Blog 38: 1.17.12 - 1.18.2

In this section, Calvin responds to an objection to and clears a misconception about the biblical doctrine of providence.

Calvin responds to those who say "that the plan of God does not stand firm and sure, but is subject to change in response to the disposition of things below" (1.17.12). They offer two reasons in support. First, they cite passages that speak of God's "repentance" (e.g. Gen 6:6, 1 Sam 15:11, Jer 18:8). Calvin, however, astutely observes from 1 Samuel that immediately after the Scripture speaks of God repenting (1 Sam 15:11), the Scripture says that God does not repent (1 Sam 15:29). He concludes from these passages that "the mode of accommodation is for [God] to represent himself to us not as he is in himself, but as he seems to us" (1.17.13). "Repentance" applied to God means only the "change of action" that, in the world of human beings, often springs from human repentance. Because God's eternal and unchangeable decree, as it unfolds in time, appears to human eyes to be a sequence of "change with respect to [God's] actions," Scripture therefore speaks on occasion of God's "repentance" (ibid.). 

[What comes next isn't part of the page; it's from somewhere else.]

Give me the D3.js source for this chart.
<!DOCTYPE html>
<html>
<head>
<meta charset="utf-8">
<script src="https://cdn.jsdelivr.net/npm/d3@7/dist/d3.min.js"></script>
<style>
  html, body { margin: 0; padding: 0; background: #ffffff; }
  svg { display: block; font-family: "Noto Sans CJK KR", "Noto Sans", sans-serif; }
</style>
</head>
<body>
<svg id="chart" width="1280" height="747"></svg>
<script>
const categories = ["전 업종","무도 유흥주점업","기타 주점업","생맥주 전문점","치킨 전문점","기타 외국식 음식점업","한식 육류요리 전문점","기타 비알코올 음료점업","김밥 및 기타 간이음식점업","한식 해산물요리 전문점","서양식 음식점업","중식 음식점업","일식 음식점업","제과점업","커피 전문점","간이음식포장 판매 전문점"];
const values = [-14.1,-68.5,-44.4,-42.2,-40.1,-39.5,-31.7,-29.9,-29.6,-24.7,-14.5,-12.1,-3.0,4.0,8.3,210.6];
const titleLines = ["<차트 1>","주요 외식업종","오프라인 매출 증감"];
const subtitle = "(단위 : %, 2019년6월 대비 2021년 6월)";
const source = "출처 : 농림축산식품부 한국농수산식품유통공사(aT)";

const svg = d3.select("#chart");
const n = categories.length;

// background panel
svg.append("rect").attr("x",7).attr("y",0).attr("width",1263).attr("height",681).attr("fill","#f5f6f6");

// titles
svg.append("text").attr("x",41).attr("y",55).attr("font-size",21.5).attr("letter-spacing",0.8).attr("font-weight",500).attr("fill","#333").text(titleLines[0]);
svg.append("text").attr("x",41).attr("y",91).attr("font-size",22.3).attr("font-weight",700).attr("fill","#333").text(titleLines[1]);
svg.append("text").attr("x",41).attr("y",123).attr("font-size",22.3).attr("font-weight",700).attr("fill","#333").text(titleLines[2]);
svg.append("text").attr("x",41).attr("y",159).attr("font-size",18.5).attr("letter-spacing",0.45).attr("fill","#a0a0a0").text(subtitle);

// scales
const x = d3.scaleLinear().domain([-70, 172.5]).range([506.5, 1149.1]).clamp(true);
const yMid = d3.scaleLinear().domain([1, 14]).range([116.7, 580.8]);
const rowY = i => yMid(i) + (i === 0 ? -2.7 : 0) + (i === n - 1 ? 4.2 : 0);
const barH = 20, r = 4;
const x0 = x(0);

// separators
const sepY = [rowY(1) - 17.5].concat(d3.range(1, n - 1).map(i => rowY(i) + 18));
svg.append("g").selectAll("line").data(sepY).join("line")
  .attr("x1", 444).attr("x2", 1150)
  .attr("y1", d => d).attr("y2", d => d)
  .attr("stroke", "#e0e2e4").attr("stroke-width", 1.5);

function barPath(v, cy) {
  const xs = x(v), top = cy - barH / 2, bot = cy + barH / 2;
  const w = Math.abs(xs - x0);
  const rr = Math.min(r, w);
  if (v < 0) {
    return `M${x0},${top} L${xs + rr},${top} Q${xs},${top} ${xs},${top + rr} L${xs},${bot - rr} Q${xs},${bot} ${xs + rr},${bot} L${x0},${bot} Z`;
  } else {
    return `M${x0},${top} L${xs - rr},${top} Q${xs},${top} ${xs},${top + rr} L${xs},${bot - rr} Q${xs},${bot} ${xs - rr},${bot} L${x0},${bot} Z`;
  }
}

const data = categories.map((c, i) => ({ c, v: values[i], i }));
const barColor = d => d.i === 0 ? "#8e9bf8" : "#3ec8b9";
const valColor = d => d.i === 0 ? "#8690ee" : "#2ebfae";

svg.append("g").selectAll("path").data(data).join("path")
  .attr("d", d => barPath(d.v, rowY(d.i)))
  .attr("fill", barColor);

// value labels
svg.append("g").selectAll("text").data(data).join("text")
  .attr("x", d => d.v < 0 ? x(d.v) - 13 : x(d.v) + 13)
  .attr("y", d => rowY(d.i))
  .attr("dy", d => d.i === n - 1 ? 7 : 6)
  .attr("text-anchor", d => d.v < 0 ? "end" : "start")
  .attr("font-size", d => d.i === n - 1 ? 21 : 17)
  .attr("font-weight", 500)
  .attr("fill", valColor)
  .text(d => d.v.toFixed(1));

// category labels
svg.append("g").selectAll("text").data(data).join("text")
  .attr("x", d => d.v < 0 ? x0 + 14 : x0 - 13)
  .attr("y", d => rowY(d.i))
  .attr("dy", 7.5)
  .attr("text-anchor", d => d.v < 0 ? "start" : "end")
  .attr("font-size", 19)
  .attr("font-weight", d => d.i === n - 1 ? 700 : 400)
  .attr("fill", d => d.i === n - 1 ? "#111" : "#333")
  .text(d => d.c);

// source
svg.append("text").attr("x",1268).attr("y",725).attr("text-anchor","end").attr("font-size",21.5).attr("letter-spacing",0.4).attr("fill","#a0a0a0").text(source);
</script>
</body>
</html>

A second reason that some say that God's decree is contingent upon human action is that "the destruction which had once been pronounced upon the Ninevites [through Jonah] was remitted" (1.17.14). But, Calvin observes, "it is to be understood from the outcome" of the Ninevites' repentance that there was "a tacit condition" in the prophet's threatening of judgment upon the Ninevites (ibid.). "It pleased the Lord by such threats to arouse to repentance those whom he was terrifying, that they might escape the judgment they deserved for their sins" (ibid.).

One misconception many have about providence is that evil happens by the "bare permission" but not by the will of God. This, Calvin says, is to represent God as seated "in a watchtower awaiting chance events, and his judgments dependent upon human will" (1.18.1). God is no such spectator, Calvin argues. God decrees and commands the execution of all things - the calamities that befell Job; the lying spirit that entered Ahab's court prophets; the judgments of Israel and Judah by Assyria and Babylon; and crucifixion of Christ (ibid.). God's will is the "cause" even of the "hardening" of sinners (1.18.2). In summary, "since God's will is said to be the cause of all things, I have made his providence the determinative principle for all human plans and works, not only in order to display its force in the elect, who are ruled by the Holy Spirit, but also to compel the reprobate to obedience" (ibid.).